Chickens are sort of like licorice. You either like them or you don’t. Licorice is a little too rubbery and tarry for my taste, and keeping chickens is off my bucket list too. Raising chickens reminds me of a Viking saga. Regular brutal, fierce chicken raids, unexpected chaos and endless filth.
We raised our children in Chaires on a seven-acre plot of land. Our land included gardens to feed our large family. We grew vegetables, cut firewood for three fireplaces and bought fruit from local farmers.
Seven kids eat like a pack of wolves and scrambled cheese eggs were a favorite. Instead of buying five dozen a week, we decided to get a few chickens.
Chickens have good press as docile little guys, tirelessly scratching in your garden to rid it of bugs while fertilizing the plants. I pictured our little darlings with cute little baskets, gleefully collecting eggs for breakfast.
Roosters are not docile. Too many of our fuzzy yellow little chicks grew up to be roosters. Not only do they fight with each other, but they attack children. The boys were special targets of Eric the Red and they often fled screaming from injuries inflicted by rooster spurs. After the Hubby culled the herd, there was relative peace in chikendom for a bit.
Chickens do, in fact, eat bugs from your garden, but they also peck holes in your vegetables. Even after we provided them with daily offal from our compost buckets, they continued to enjoy piercing things. The tomatoes were singled out. Our kids started to ask if chicken spit was dangerous to eat.
After feral dogs raided the coop, and after a tearful funeral for several of the hens, we decided to buy some cages. The Hubby put the spacious cages under a tin roof, up six feet off the ground. Automatic waterers and food trays and soft hay were to the liking of our fat and egg producing lovelies. They rewarded us with a dozen eggs a day.
Chickens’ digestive tracts are not like ours. They poop a lot. Mountains of smelly acidic poop accumulated under the cages. If we could have imported snow, we could have opened a ski resort on Mount Chicken Poop. Cleaning it out was not quite how our kids preferred to spend a Saturday morning either, and what the heck do you do with it?

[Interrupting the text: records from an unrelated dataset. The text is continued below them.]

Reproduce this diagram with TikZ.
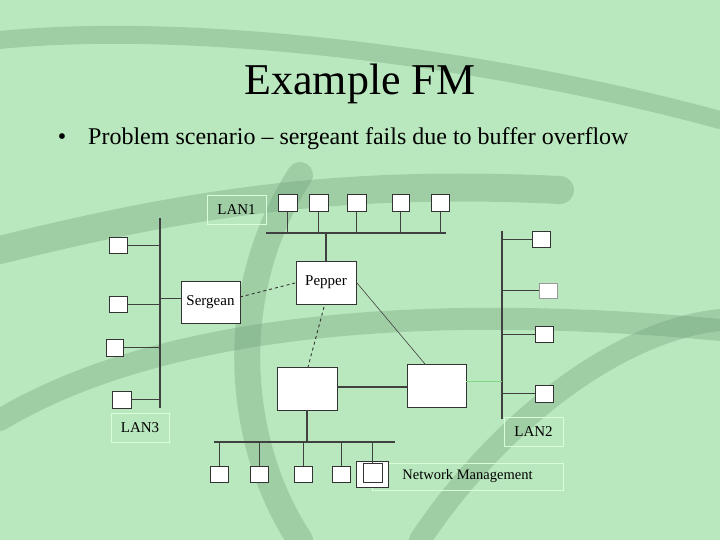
\documentclass[tikz,border=0pt]{standalone}
\usepackage{fontspec}
\setmainfont{Liberation Serif}
\begin{document}
\begin{tikzpicture}[x=1pt,y=-1pt,
  host/.style={draw=black!80,fill=white,line width=0.8pt},
  lbl/.style={draw=white!85!green,line width=0.8pt,font=\fontsize{15}{17}\selectfont,inner sep=0pt},
  bus/.style={line width=1.1pt,draw=black!75},
  thin/.style={line width=0.6pt,draw=black!75}]
\useasboundingbox (0,0) rectangle (720,540);
\fill[color={rgb,255:red,186;green,232;blue,190}] (0,0) rectangle (720,540);
\begin{scope}[opacity=0.35,line cap=round]
\draw[line width=28pt,color={rgb,255:red,110;green,160;blue,120}] (0,250) .. controls (200,200) and (350,180) .. (560,190);
\draw[line width=22pt,color={rgb,255:red,110;green,160;blue,120}] (0,420) .. controls (150,330) and (400,300) .. (720,330);
\draw[line width=26pt,color={rgb,255:red,110;green,160;blue,120}] (300,175) .. controls (220,300) and (240,450) .. (300,540);
\draw[line width=22pt,color={rgb,255:red,110;green,160;blue,120}] (420,540) .. controls (500,420) and (620,330) .. (720,320);
\draw[line width=18pt,color={rgb,255:red,110;green,160;blue,120}] (0,40) .. controls (200,20) and (500,60) .. (720,120);
\end{scope}
\node (title) at (360,84) {\fontsize{44}{48}\selectfont Example FM};
\node[inner sep=0pt] (bul) at (62,139) {\fontsize{24}{28}\selectfont •};
\node[anchor=west,inner sep=0pt] (btxt) at (88,139) {\fontsize{24}{28}\selectfont Problem scenario – sergeant fails due to buffer overflow};
% LAN1
\node[lbl,minimum width=59pt,minimum height=29pt] (lan1) at (236.5,209.5) {LAN1};
\draw[bus] (266,233) coordinate (b1l) -- (446,233) coordinate (b1r);
\foreach \n/\a/\b in {h1/278/297,h2/309/328,h3/347/366,h4/392/409,h5/431/449}{
  \node[host,minimum width=\b-\a,minimum height=17pt,inner sep=0pt] (\n) at ({(\a+\b)/2},202.5) {};
}
\foreach \n in {h1,h2,h3,h4,h5}{ \draw[thin] (\n.south) -- (\n.south |- b1l); }
% Pepper & Sergean
\node[host,minimum width=60pt,minimum height=43pt,inner sep=0pt,font=\fontsize{15}{17}\selectfont] (pep) at (326,282.5) {Pepper};
\node[host,minimum width=59pt,minimum height=42pt,inner sep=0pt,font=\fontsize{15}{17}\selectfont] (ser) at (210.5,302) {Sergean};
\draw[bus] (pep.north) -- (pep.north |- b1l);
\draw[line width=0.9pt,draw=black!80,dashed] (240,297) -- (295,283);
% LAN3
\draw[bus] (160,218) coordinate (b3t) -- (160,408) coordinate (b3b);
\node[host,minimum width=18pt,minimum height=16pt,inner sep=0pt] (l31) at (118,245) {};
\node[host,minimum width=18pt,minimum height=16pt,inner sep=0pt] (l32) at (118,304) {};
\node[host,minimum width=17pt,minimum height=17pt,inner sep=0pt] (l33) at (114.5,347.5) {};
\node[host,minimum width=19pt,minimum height=17pt,inner sep=0pt] (l34) at (121.5,399.5) {};
\foreach \n in {l31,l32,l33,l34}{ \draw[thin] (\n.east) -- (\n.east -| b3t); }
\draw[thin] (ser.west) ++(0,-4) -- (160,298);
\node[lbl,minimum width=58pt,minimum height=29pt] (lan3) at (140,427.5) {LAN3};
% A and B
\node[host,minimum width=60pt,minimum height=43pt,inner sep=0pt] (A) at (307,388.5) {};
\node[host,minimum width=59pt,minimum height=43pt,inner sep=0pt] (B) at (436.5,385.5) {};
\draw[bus] (A.east |- 0,387) -- (B.west |- 0,387);
\draw[line width=0.9pt,draw=black!80,dashed] (324,307) -- (308,367);
\draw[thin] (357,283) -- (425,364);
% LAN2
\draw[bus] (502,231) coordinate (b2t) -- (502,419);
\node[host,minimum width=18pt,minimum height=16pt,inner sep=0pt] (l21) at (541,239) {};
\node[host,draw=black!40,minimum width=18pt,minimum height=15pt,inner sep=0pt] (l22) at (548,290.5) {};
\node[host,minimum width=18pt,minimum height=16pt,inner sep=0pt] (l23) at (544,334) {};
\node[host,minimum width=18pt,minimum height=17pt,inner sep=0pt] (l24) at (544,393.5) {};
\foreach \n in {l21,l22,l23,l24}{ \draw[thin] (\n.west) -- (\n.west -| b2t); }
\draw[line width=0.8pt,draw=black!30!green!50] (B.east |- 0,381) -- (502,381);
\node[lbl,minimum width=59pt,minimum height=29pt] (lan2) at (533.5,431.5) {LAN2};
% bottom LAN
\draw[bus] (214,442) coordinate (b4l) -- (395,442);
\draw[bus] (A.south) -- (A.south |- b4l);
\foreach \n/\x in {d1/219,d2/259,d3/303,d4/341}{
  \node[host,minimum width=18pt,minimum height=16pt,inner sep=0pt] (\n) at (\x,474) {};
  \draw[thin] (\n.north) -- (\n.north |- b4l);
}
\node[lbl,minimum width=191pt,minimum height=27pt,font=\fontsize{14.5}{16}\selectfont] (nml) at (467.5,476.5) {Network Management};
\node[host,minimum width=32pt,minimum height=26pt,inner sep=0pt] (nmo) at (372,474) {};
\node[host,minimum width=19pt,minimum height=19pt,inner sep=0pt] (nm) at (372.5,472.5) {};
\draw[thin] (nm.north) -- (nm.north |- b4l);
\end{tikzpicture}
\end{document}
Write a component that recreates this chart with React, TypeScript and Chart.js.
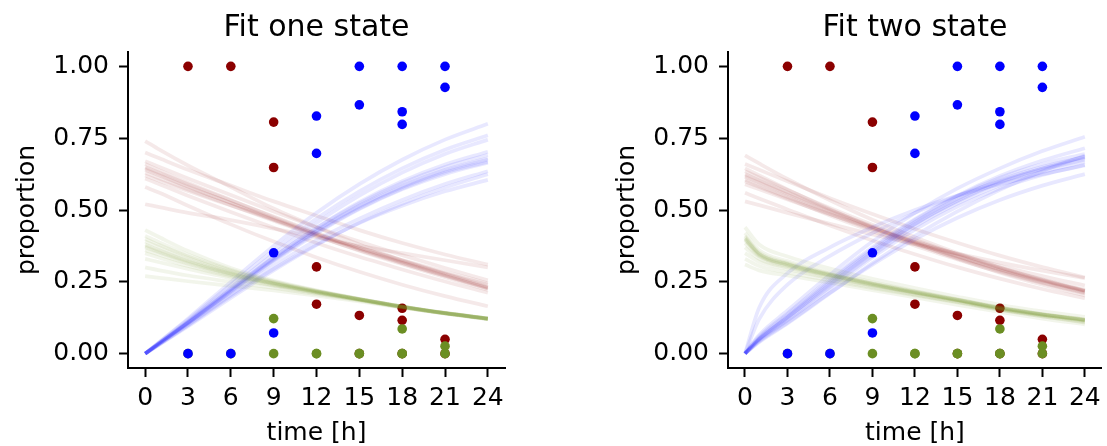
import React, { useEffect, useRef } from 'react';
import { Chart, registerables } from 'chart.js';

Chart.register(...registerables);

const FONT = "'DejaVu Sans', sans-serif";
Chart.defaults.font.family = FONT;
Chart.defaults.font.size = 25;
Chart.defaults.color = '#000';

const curveTimes = [0, 1, 3, 6, 9, 12, 15, 18, 21, 24];
const xTickValues = [0, 3, 6, 9, 12, 15, 18, 21, 24];
const yTickValues = [0, 0.25, 0.5, 0.75, 1.0];

// Observed proportions (one entry per sample)
const sampleTimes = [3, 6, 9, 9, 12, 12, 15, 15, 18, 18, 18, 21, 21];
const redObs = [1, 1, 0.806, 0.648, 0.302, 0.172, 0.133, 0, 0.158, 0.116, 0, 0.05, 0];
const greenObs = [0, 0, 0.122, 0, 0, 0, 0, 0, 0, 0.086, 0, 0.026, 0];
const blueObs = [0, 0, 0.072, 0.351, 0.697, 0.827, 0.866, 1, 0.842, 0.798, 1, 0.927, 1];

// Fit one state: sampled curves
const oneRedCurves = [
  [0.64, 0.62, 0.58, 0.525, 0.47, 0.415, 0.365, 0.32, 0.275, 0.23],
  [0.65, 0.63, 0.59, 0.533, 0.477, 0.421, 0.37, 0.323, 0.278, 0.232],
  [0.63, 0.61, 0.571, 0.517, 0.463, 0.409, 0.36, 0.315, 0.271, 0.227],
  [0.66, 0.638, 0.595, 0.535, 0.475, 0.417, 0.364, 0.316, 0.271, 0.228],
  [0.62, 0.602, 0.566, 0.516, 0.466, 0.416, 0.369, 0.326, 0.285, 0.245],
  [0.645, 0.624, 0.582, 0.524, 0.466, 0.41, 0.358, 0.311, 0.266, 0.222],
  [0.67, 0.65, 0.61, 0.552, 0.495, 0.44, 0.39, 0.343, 0.298, 0.255],
  [0.61, 0.59, 0.55, 0.493, 0.438, 0.385, 0.337, 0.293, 0.251, 0.212],
  [0.74, 0.71, 0.655, 0.58, 0.505, 0.44, 0.38, 0.325, 0.28, 0.24],
  [0.52, 0.51, 0.49, 0.465, 0.435, 0.405, 0.375, 0.35, 0.325, 0.3],
  [0.7, 0.68, 0.64, 0.585, 0.53, 0.48, 0.43, 0.385, 0.345, 0.31],
  [0.58, 0.56, 0.515, 0.45, 0.39, 0.335, 0.285, 0.24, 0.2, 0.165],
];
const oneBlueCurves = [
  [0, 0.036, 0.108, 0.22, 0.33, 0.43, 0.515, 0.585, 0.64, 0.68],
  [0, 0.037, 0.11, 0.224, 0.336, 0.437, 0.523, 0.594, 0.65, 0.692],
  [0, 0.035, 0.106, 0.216, 0.324, 0.422, 0.506, 0.575, 0.63, 0.668],
  [0, 0.036, 0.109, 0.223, 0.335, 0.438, 0.527, 0.6, 0.658, 0.703],
  [0, 0.035, 0.105, 0.214, 0.32, 0.418, 0.503, 0.572, 0.625, 0.665],
  [0, 0.036, 0.107, 0.218, 0.327, 0.426, 0.511, 0.58, 0.636, 0.676],
  [0, 0.04, 0.118, 0.24, 0.36, 0.47, 0.565, 0.645, 0.71, 0.76],
  [0, 0.032, 0.098, 0.2, 0.295, 0.38, 0.455, 0.515, 0.565, 0.605],
  [0, 0.033, 0.1, 0.205, 0.305, 0.395, 0.47, 0.535, 0.59, 0.635],
  [0, 0.041, 0.122, 0.25, 0.375, 0.49, 0.59, 0.675, 0.745, 0.8],
  [0, 0.038, 0.113, 0.23, 0.347, 0.455, 0.55, 0.63, 0.695, 0.745],
  [0, 0.031, 0.095, 0.194, 0.29, 0.378, 0.456, 0.522, 0.578, 0.625],
];
const oneGreenCurves = [
  [0.37, 0.352, 0.318, 0.276, 0.243, 0.215, 0.189, 0.163, 0.141, 0.122],
  [0.38, 0.36, 0.324, 0.28, 0.245, 0.216, 0.189, 0.164, 0.141, 0.122],
  [0.36, 0.344, 0.313, 0.273, 0.241, 0.214, 0.188, 0.163, 0.141, 0.122],
  [0.39, 0.37, 0.332, 0.284, 0.247, 0.217, 0.19, 0.164, 0.141, 0.122],
  [0.35, 0.334, 0.305, 0.268, 0.238, 0.212, 0.187, 0.162, 0.14, 0.121],
  [0.375, 0.356, 0.321, 0.278, 0.244, 0.215, 0.189, 0.163, 0.141, 0.122],
  [0.41, 0.387, 0.344, 0.292, 0.251, 0.219, 0.19, 0.164, 0.142, 0.123],
  [0.43, 0.405, 0.357, 0.298, 0.254, 0.22, 0.191, 0.165, 0.142, 0.123],
  [0.3, 0.29, 0.272, 0.25, 0.229, 0.207, 0.185, 0.161, 0.14, 0.121],
  [0.33, 0.318, 0.295, 0.263, 0.236, 0.211, 0.187, 0.162, 0.14, 0.121],
  [0.27, 0.264, 0.252, 0.236, 0.22, 0.202, 0.182, 0.16, 0.139, 0.12],
  [0.4, 0.378, 0.338, 0.288, 0.249, 0.218, 0.19, 0.164, 0.142, 0.122],
];

// Fit two state: sampled curves
const twoRedCurves = [
  [0.615, 0.595, 0.553, 0.493, 0.437, 0.386, 0.337, 0.292, 0.252, 0.216],
  [0.625, 0.604, 0.562, 0.5, 0.443, 0.391, 0.342, 0.296, 0.256, 0.219],
  [0.605, 0.585, 0.545, 0.486, 0.431, 0.381, 0.333, 0.288, 0.248, 0.213],
  [0.635, 0.613, 0.57, 0.507, 0.449, 0.396, 0.346, 0.3, 0.259, 0.222],
  [0.6, 0.58, 0.54, 0.481, 0.426, 0.376, 0.328, 0.284, 0.245, 0.21],
  [0.62, 0.599, 0.557, 0.496, 0.44, 0.388, 0.339, 0.294, 0.254, 0.218],
  [0.645, 0.62, 0.572, 0.503, 0.44, 0.383, 0.33, 0.282, 0.24, 0.203],
  [0.59, 0.572, 0.537, 0.485, 0.436, 0.39, 0.347, 0.306, 0.27, 0.237],
  [0.69, 0.662, 0.608, 0.534, 0.466, 0.405, 0.35, 0.3, 0.257, 0.219],
  [0.53, 0.517, 0.49, 0.452, 0.415, 0.381, 0.348, 0.317, 0.289, 0.263],
  [0.66, 0.64, 0.6, 0.541, 0.486, 0.434, 0.386, 0.341, 0.301, 0.265],
  [0.56, 0.54, 0.502, 0.446, 0.394, 0.346, 0.301, 0.261, 0.225, 0.193],
];
const twoBlueCurves = [
  [0, 0.05, 0.125, 0.24, 0.35, 0.45, 0.53, 0.595, 0.64, 0.675],
  [0, 0.052, 0.13, 0.248, 0.358, 0.458, 0.539, 0.604, 0.65, 0.685],
  [0, 0.048, 0.12, 0.232, 0.342, 0.442, 0.522, 0.586, 0.632, 0.667],
  [0, 0.055, 0.135, 0.255, 0.365, 0.465, 0.547, 0.612, 0.66, 0.695],
  [0, 0.045, 0.115, 0.225, 0.335, 0.432, 0.512, 0.575, 0.622, 0.657],
  [0, 0.05, 0.126, 0.242, 0.352, 0.452, 0.533, 0.598, 0.644, 0.68],
  [0, 0.06, 0.14, 0.26, 0.37, 0.468, 0.55, 0.618, 0.672, 0.715],
  [0, 0.12, 0.24, 0.34, 0.42, 0.49, 0.55, 0.6, 0.645, 0.685],
  [0, 0.16, 0.28, 0.37, 0.44, 0.5, 0.55, 0.59, 0.625, 0.655],
  [0, 0.04, 0.105, 0.21, 0.315, 0.41, 0.495, 0.57, 0.635, 0.69],
  [0, 0.065, 0.15, 0.275, 0.39, 0.49, 0.575, 0.645, 0.705, 0.755],
  [0, 0.042, 0.108, 0.212, 0.31, 0.398, 0.473, 0.535, 0.585, 0.625],
];
const twoGreenCurves = [
  [0.4, 0.345, 0.31, 0.274, 0.242, 0.213, 0.186, 0.158, 0.136, 0.117],
  [0.405, 0.348, 0.313, 0.276, 0.244, 0.215, 0.187, 0.159, 0.137, 0.118],
  [0.395, 0.342, 0.308, 0.272, 0.24, 0.212, 0.185, 0.157, 0.135, 0.116],
  [0.41, 0.352, 0.316, 0.279, 0.246, 0.216, 0.188, 0.16, 0.137, 0.118],
  [0.385, 0.338, 0.305, 0.27, 0.239, 0.211, 0.184, 0.157, 0.135, 0.116],
  [0.4, 0.346, 0.311, 0.275, 0.243, 0.214, 0.187, 0.159, 0.136, 0.117],
  [0.42, 0.36, 0.322, 0.283, 0.249, 0.218, 0.189, 0.161, 0.138, 0.119],
  [0.37, 0.33, 0.3, 0.266, 0.236, 0.208, 0.182, 0.155, 0.133, 0.114],
  [0.44, 0.38, 0.338, 0.296, 0.26, 0.228, 0.198, 0.17, 0.147, 0.128],
  [0.33, 0.305, 0.283, 0.255, 0.228, 0.203, 0.178, 0.152, 0.13, 0.11],
  [0.35, 0.32, 0.295, 0.262, 0.232, 0.205, 0.18, 0.153, 0.13, 0.108],
  [0.31, 0.29, 0.272, 0.247, 0.221, 0.196, 0.17, 0.145, 0.122, 0.102],
];

const RED = '#8b0000';
const BLUE = '#0000ff';
const GREEN = '#6b8e23';
const RED_A = 'rgba(139,0,0,0.085)';
const BLUE_A = 'rgba(0,0,255,0.09)';
const GREEN_A = 'rgba(107,142,35,0.09)';

type PanelProps = {
  title: string;
  red: number[][];
  blue: number[][];
  green: number[][];
  left: number;
  width: number;
  padRight: number;
};

function Panel({ title, red, blue, green, left, width, padRight }: PanelProps) {
  const ref = useRef<HTMLCanvasElement>(null);

  useEffect(() => {
    if (!ref.current) return;
    const curveSets = (curves: number[][], color: string) =>
      curves.map((c) => ({
        type: 'line' as const,
        data: curveTimes.map((t, i) => ({ x: t, y: c[i] })),
        borderColor: color,
        borderWidth: 3.75,
        pointRadius: 0,
        pointHoverRadius: 0,
        fill: false,
        cubicInterpolationMode: 'monotone' as const,
      }));
    const dots = (vals: number[], color: string) => ({
      type: 'scatter' as const,
      data: sampleTimes.map((t, i) => ({ x: t, y: vals[i] })),
      backgroundColor: color,
      borderColor: color,
      borderWidth: 0,
      pointRadius: 4.8,
      pointHoverRadius: 4.8,
    });

    const datasets: any[] = [
      ...curveSets(green, GREEN_A),
      ...curveSets(blue, BLUE_A),
      ...curveSets(red, RED_A),
      dots(blueObs, BLUE),
      dots(greenObs, GREEN),
      dots(redObs, RED),
    ];

    const chart = new Chart(ref.current, {
      type: 'scatter',
      data: { datasets },
      options: {
        responsive: false,
        animation: false,
        events: [],
        layout: { padding: { left: 0, right: padRight, top: 0, bottom: 0 } },
        plugins: {
          legend: { display: false },
          tooltip: { enabled: false },
          title: {
            display: true,
            text: title,
            fullSize: false,
            color: '#000',
            font: { family: FONT, size: 30, weight: 'normal', lineHeight: 1.2 },
            padding: { top: 10, bottom: 6 },
          },
        },
        scales: {
          x: {
            type: 'linear',
            min: -1.2,
            max: 25.2,
            afterFit: (s: any) => {
              s.height = 78;
            },
            afterBuildTicks: (s: any) => {
              s.ticks = xTickValues.map((v) => ({ value: v }));
            },
            ticks: {
              color: '#000',
              font: { family: FONT, size: 25 },
              padding: 6,
              maxRotation: 0,
              autoSkip: false,
              callback: (v: any) => String(v),
            },
            grid: {
              display: true,
              drawOnChartArea: false,
              drawTicks: true,
              tickLength: 9,
              tickWidth: 2,
              tickColor: '#000',
              color: '#000',
            },
            border: { display: true, color: '#000', width: 2 },
            title: {
              display: true,
              text: 'time [h]',
              color: '#000',
              font: { family: FONT, size: 25, lineHeight: 1 },
              padding: 0,
            },
          },
          y: {
            type: 'linear',
            min: -0.05,
            max: 1.05,
            afterFit: (s: any) => {
              s.width = 128;
            },
            afterBuildTicks: (s: any) => {
              s.ticks = yTickValues.map((v) => ({ value: v }));
            },
            ticks: {
              color: '#000',
              font: { family: FONT, size: 25 },
              padding: 10,
              callback: (v: any) => Number(v).toFixed(2),
            },
            grid: {
              display: true,
              drawOnChartArea: false,
              drawTicks: true,
              tickLength: 9,
              tickWidth: 2,
              tickColor: '#000',
              color: '#000',
            },
            border: { display: true, color: '#000', width: 2 },
            title: {
              display: true,
              text: 'proportion',
              color: '#000',
              font: { family: FONT, size: 25, lineHeight: 1 },
              padding: { top: 14.5, bottom: 0 },
            },
          },
        },
      } as any,
    });
    return () => chart.destroy();
  }, []);

  return (
    <canvas
      ref={ref}
      width={width}
      height={446}
      style={{ position: 'absolute', left, top: 0, width, height: 446 }}
    />
  );
}

export default function App() {
  return (
    <div
      style={{
        position: 'absolute',
        left: 0,
        top: 0,
        width: 1107,
        height: 446,
        background: '#fff',
        overflow: 'hidden',
      }}
    >
      <Panel
        title="Fit one state"
        red={oneRedCurves}
        blue={oneBlueCurves}
        green={oneGreenCurves}
        left={0}
        width={560}
        padRight={55}
      />
      <Panel
        title="Fit two state"
        red={twoRedCurves}
        blue={twoBlueCurves}
        green={twoGreenCurves}
        left={600}
        width={507}
        padRight={1.5}
      />
    </div>
  );
}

It is too strong to put directly on plants. It burns them up. I decided to dry some out and mail a tub to a college friend in California. It was not until the postal inspector called me that I learned that chicken poop is explosive. It is against some federal bomb- making rule to mail it or even contain it. I guess they had decided that we were not jihadists, just stupid.
After that scare, we dug holes and buried it where next years garden would be placed, but the eggs were looking less and less worthwhile.
The Hubby often pulled the night shift and the crew and I were left on our own at the farm. One night I heard pitiful screeching and screaming from the chicken coops.
I grabbed a shotgun and ran out of the house, stumbling down the dark path to the chicken’s elevated cages. I was met by angry gleaming yellow eyes about six feet tall. I staggered and swayed from the adrenalin rush. I thought I was facing a panther.
I had already inserted shells into the double-barreled shotgun. The night villain hissed and made a quick move to the left. A whole new set of chickens joined the screaming. I yelled “Get out of here!” but the creature stood its ground and lunged towards me. I retreated a bit and fired. I fired again. I reloaded from shells in my back pocket. I had not thought to bring a light.
Roaring guns, screaming chickens and pitch darkness had my heart racing and hoping that our oldest somnolent might wake and come to my aid. The crew slept on oblivious to their mother’s war outside.
I ran, feet don’t fail me now! I ran fast tripping several times and hoping that the thing did not catch up to me. Once in the house, I grabbed a maglite flashlight and slowly eased back to the coops.
There on top of the cages, I found a dead possum. I had also massacred about four chickens who lay mortally wounded in their cages. They were valiant warriors. I know that they are in chicken Valhalla. I freed the remaining unharmed chickens.
The next morning the Hubby cleaned up the crime scene. I was bone tired and had dark circles under my eyes. As I was driving to work, I caught up with my next-door neighbors little VW bug. Clinging to her rear bumper, with feathers waving in the wind, was one of my own emancipated chickens.
That was it, we gave up. Today we buy farm eggs from a Monticello friend who is a real estate broker and a hobby farmer. I'll let her deal with chicken drama and mess. The eggs are still delicious.